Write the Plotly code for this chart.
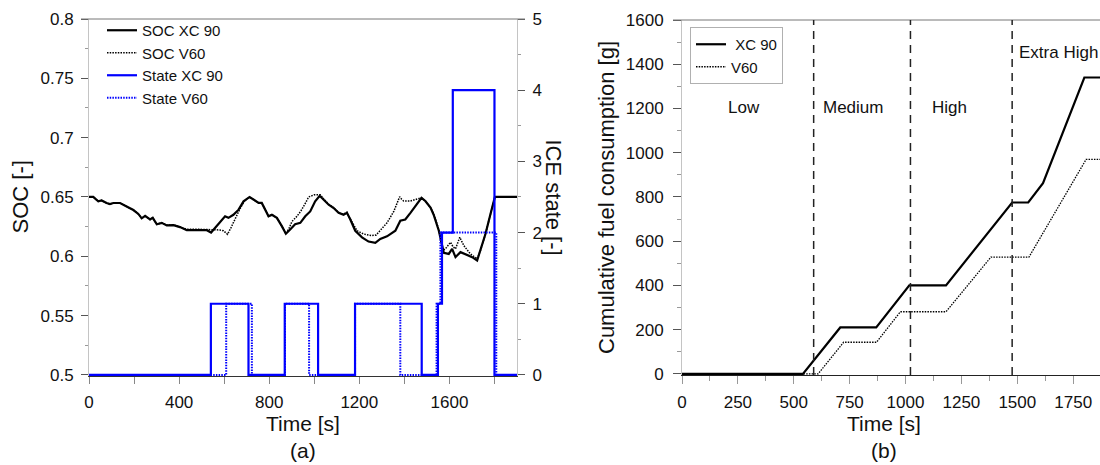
import plotly.graph_objects as go

# ---------------- data ----------------
# (a) battery state of charge over the cycle
soc_time_xc90 = [0, 19, 41, 56, 78, 93, 108, 138, 167, 197, 219, 234, 249, 271, 283, 301, 323, 345,
                 375, 404, 434, 479, 523, 542, 567, 604, 619, 641, 664, 686, 713, 730, 753, 767, 782,
                 797, 812, 834, 856, 874, 893, 915, 938, 960, 982, 1004, 1024, 1041, 1064, 1086, 1108,
                 1130, 1145, 1160, 1182, 1212, 1241, 1271, 1293, 1323, 1360, 1382, 1404, 1427, 1449,
                 1476, 1493, 1516, 1530, 1553, 1575, 1597, 1612, 1627, 1649, 1679, 1701, 1723, 1738,
                 1760, 1782, 1802, 1900]
soc_xc90 = [0.65, 0.65, 0.6463, 0.6471, 0.6449, 0.644, 0.6449, 0.6449, 0.642, 0.639, 0.6357, 0.632,
            0.634, 0.631, 0.6324, 0.627, 0.6282, 0.626, 0.6263, 0.6246, 0.622, 0.622, 0.622, 0.620,
            0.6254, 0.6337, 0.6324, 0.635, 0.6393, 0.6463, 0.65, 0.6478, 0.645, 0.645, 0.639, 0.6337,
            0.635, 0.6324, 0.6254, 0.619, 0.6226, 0.627, 0.6282, 0.6337, 0.6378, 0.6463, 0.651,
            0.6478, 0.6435, 0.6407, 0.6366, 0.635, 0.6366, 0.631, 0.6215, 0.616, 0.6124, 0.6113,
            0.6146, 0.6168, 0.6215, 0.6299, 0.631, 0.6366, 0.642, 0.6493, 0.6466, 0.641, 0.635,
            0.6215, 0.6029, 0.602, 0.6063, 0.5993, 0.6035, 0.6007, 0.5993, 0.5965, 0.6049, 0.6188,
            0.6354, 0.65, 0.65]

soc_time_v60 = [0, 19, 41, 56, 78, 93, 108, 138, 167, 197, 219, 234, 249, 271, 283, 301, 323, 345,
                375, 404, 434, 479, 523, 545, 580, 597, 615, 630, 649, 670, 690, 713, 730, 753, 767,
                782, 797, 812, 834, 856, 874, 888, 901, 923, 940, 960, 975, 1000, 1027, 1041, 1064,
                1086, 1108, 1130, 1145, 1160, 1190, 1219, 1256, 1275, 1293, 1323, 1353, 1379, 1388,
                1397, 1427, 1456, 1476, 1493, 1516, 1530, 1553, 1572, 1582, 1605, 1616, 1627, 1646,
                1664, 1693, 1723, 1738, 1760, 1782, 1802, 1900]
soc_v60 = [0.65, 0.65, 0.6463, 0.6471, 0.6449, 0.644, 0.6449, 0.6449, 0.642, 0.639, 0.6357, 0.632,
           0.634, 0.631, 0.6324, 0.627, 0.6282, 0.6263, 0.6265, 0.625, 0.6228, 0.6228, 0.6228,
           0.6222, 0.6222, 0.6215, 0.6185, 0.624, 0.632, 0.640, 0.6465, 0.65, 0.6478, 0.645, 0.645,
           0.639, 0.6337, 0.635, 0.6324, 0.6254, 0.619, 0.6235, 0.6293, 0.6337, 0.638, 0.6445,
           0.650, 0.6518, 0.6519, 0.6485, 0.6438, 0.641, 0.637, 0.6355, 0.637, 0.6315, 0.6215,
           0.6188, 0.6174, 0.618, 0.6215, 0.6282, 0.6378, 0.6502, 0.648, 0.6466, 0.6466, 0.648,
           0.6493, 0.6466, 0.641, 0.636, 0.6225, 0.605, 0.6063, 0.6118, 0.608, 0.6063, 0.616,
           0.609, 0.602, 0.5979, 0.6049, 0.6188, 0.6354, 0.65, 0.65]

# (a) engine operating state (held until the next change)
state_time_xc90 = [0, 541, 708, 869, 1017, 1181, 1477, 1549, 1567, 1615, 1800, 1900]
state_xc90 = [0, 1, 0, 1, 0, 1, 0, 1, 2, 4, 0, 0]
state_time_v60 = [0, 609, 723, 870, 977, 1181, 1382, 1543, 1560, 1808, 1900]
state_v60 = [0, 1, 0, 1, 0, 1, 0, 1, 2, 0, 0]

soc_ticks = [0.5, 0.55, 0.6, 0.65, 0.7, 0.75, 0.8]
soc_tick_labels = ["0.5", "0.55", "0.6", "0.65", "0.7", "0.75", "0.8"]
state_ticks = [0, 1, 2, 3, 4, 5]

# (b) cumulative fuel consumption
fuel_time_xc90 = [0, 541, 708, 869, 1017, 1181, 1477, 1549, 1615, 1800, 1900]
fuel_xc90 = [0, 0, 210, 210, 400, 400, 775, 775, 862, 1340, 1340]
fuel_time_v60 = [0, 609, 723, 870, 977, 1181, 1382, 1552, 1808, 1900]
fuel_v60 = [0, 0, 143, 143, 281, 281, 528, 528, 970, 970]

phase_bounds = [589, 1022, 1477]
phase_names = ["Low", "Medium", "High", "Extra High"]

# ---------------- layout helpers ----------------
W, H = 1100, 465
FONT = "Liberation Sans, Arial, sans-serif"


def px(x):
    return x / W


def py(y):
    return 1 - y / H


BLUE = "#0000ff"
DOTS = "1.5px,1.2px"

fig = go.Figure()

# SOC curves
fig.add_trace(go.Scatter(x=soc_time_xc90, y=soc_xc90, mode="lines", name="SOC XC 90",
                         line=dict(color="black", width=2.2), xaxis="x", yaxis="y", legend="legend"))
fig.add_trace(go.Scatter(x=soc_time_v60, y=soc_v60, mode="lines", name="SOC V60",
                         line=dict(color="black", width=1.5, dash=DOTS), xaxis="x", yaxis="y",
                         legend="legend"))
# engine state steps
fig.add_trace(go.Scatter(x=state_time_xc90, y=state_xc90, mode="lines", name="State XC 90",
                         line=dict(color=BLUE, width=2.2, shape="hv"), xaxis="x", yaxis="y2",
                         legend="legend"))
fig.add_trace(go.Scatter(x=state_time_v60, y=state_v60, mode="lines", name="State V60",
                         line=dict(color=BLUE, width=2, shape="hv", dash=DOTS), xaxis="x", yaxis="y2",
                         legend="legend"))

# fuel curves
fig.add_trace(go.Scatter(x=fuel_time_xc90, y=fuel_xc90, mode="lines", name=" XC 90",
                         line=dict(color="black", width=2.2), xaxis="x2", yaxis="y3", legend="legend2"))
fig.add_trace(go.Scatter(x=fuel_time_v60, y=fuel_v60, mode="lines", name="V60",
                         line=dict(color="black", width=1.3, dash=DOTS), xaxis="x2", yaxis="y3",
                         legend="legend2"))

tickfont = dict(family=FONT, size=17, color="#111")
titlefont = dict(family=FONT, size=21, color="#111")

left_dom_x = [px(89), px(517)]
left_dom_y = [py(376), py(19)]
right_dom_x = [px(682), 1.0]
right_dom_y = [py(375), py(20)]

common_axis = dict(showgrid=False, zeroline=False, ticks="outside", tickfont=tickfont,
                   showline=True, linewidth=1, automargin=False)

fig.update_layout(
    width=W, height=H,
    margin=dict(l=0, r=0, t=0, b=0, autoexpand=False),
    paper_bgcolor="white", plot_bgcolor="white",
    font=dict(family=FONT, color="#111"),
    xaxis=dict(common_axis, domain=left_dom_x, range=[0, 1900], anchor="y",
               tickmode="linear", tick0=0, dtick=400, ticklen=7, tickcolor="#888",
               linecolor="#333", ticklabelstandoff=4,
               minor=dict(dtick=200, tick0=0, ticks="outside", ticklen=7, tickcolor="#888")),
    yaxis=dict(common_axis, domain=left_dom_y, range=[0.4991, 0.8], anchor="x",
               tickvals=soc_ticks, ticktext=soc_tick_labels, ticklen=7, tickcolor="#555",
               linecolor="#c4c4c4", ticklabelstandoff=4,
               minor=dict(dtick=0.025, tick0=0.5, ticks="outside", ticklen=3, tickcolor="#999")),
    yaxis2=dict(common_axis, domain=left_dom_y, range=[-0.015, 5], anchor="x", overlaying="y",
                side="right", tickvals=state_ticks, ticklen=7, tickcolor="#555",
                linecolor="#c4c4c4", ticklabelstandoff=4,
                minor=dict(dtick=0.5, tick0=0, ticks="outside", ticklen=3, tickcolor="#999")),
    xaxis2=dict(common_axis, domain=right_dom_x, range=[0, 1870], anchor="y3",
                tickmode="linear", tick0=0, dtick=250, ticklen=8, tickcolor="#999",
                linecolor="#222", ticklabelstandoff=4,
                minor=dict(dtick=125, tick0=0, ticks="outside", ticklen=5, tickcolor="#999")),
    yaxis3=dict(common_axis, domain=right_dom_y, range=[-5, 1600], anchor="x2",
                tickmode="linear", tick0=0, dtick=200, ticklen=8, tickcolor="#555",
                linecolor="#c4c4c4", ticklabelstandoff=6,
                minor=dict(dtick=100, tick0=0, ticks="outside", ticklen=4, tickcolor="#999")),
    legend=dict(x=px(102), y=py(14), xanchor="left", yanchor="top", bgcolor="rgba(0,0,0,0)",
                borderwidth=0, font=dict(family=FONT, size=15, color="#111"),
                tracegroupgap=0),
    legend2=dict(x=px(690), y=py(27), xanchor="left", yanchor="top", bgcolor="white",
                 bordercolor="#b0b0b0", borderwidth=1,
                 font=dict(family=FONT, size=15, color="#111")),
    showlegend=True,
)

# top frame lines
fig.add_shape(type="line", xref="paper", yref="paper", x0=px(81), x1=px(525),
              y0=left_dom_y[1], y1=left_dom_y[1], line=dict(color="#777", width=1))
fig.add_shape(type="line", xref="paper", yref="paper", x0=px(673), x1=1.0,
              y0=right_dom_y[1], y1=right_dom_y[1], line=dict(color="#777", width=1))

# cycle phase boundaries
for b in phase_bounds:
    fig.add_shape(type="line", xref="x2", yref="y3 domain", x0=b, x1=b, y0=0, y1=1,
                  line=dict(color="#222", width=1.5, dash="8px,6px"))

phase_label_pos = [(279, 1205, "center"), (765, 1205, "center"), (1196, 1205, "center"),
                   (1500, 1455, "left")]
for name, (xp, yp, anch) in zip(phase_names, phase_label_pos):
    fig.add_annotation(x=xp, y=yp, xref="x2", yref="y3", text=name, showarrow=False,
                       xanchor=anch, yanchor="middle", font=dict(family=FONT, size=17, color="#111"))

# axis titles
titles = [
    ("SOC [-]", px(20), py(197.5), -90),
    ("ICE state [-]", px(553), py(197.5), 90),
    ("Time [s]", px(303), py(423), 0),
    ("(a)", px(303), py(450), 0),
    ("Cumulative fuel consumption [g]", px(607), py(197), -90),
    ("Time [s]", px(884), py(423), 0),
    ("(b)", px(884), py(450), 0),
]
for text, x, y, ang in titles:
    fig.add_annotation(x=x, y=y, xref="paper", yref="paper", text=text, showarrow=False,
                       textangle=ang, xanchor="center", yanchor="middle",
                       font=dict(titlefont, size=22 if ang else 21))

fig.write_html("out.html")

----

▶ _THE EXERCISE_: Look at the listing and set down only the lines from its start through the line with "import plotly.graph_objects as go", word for word and without pictures.

▶ _OUTPUT_:
Write the Plotly code for this chart.
import plotly.graph_objects as go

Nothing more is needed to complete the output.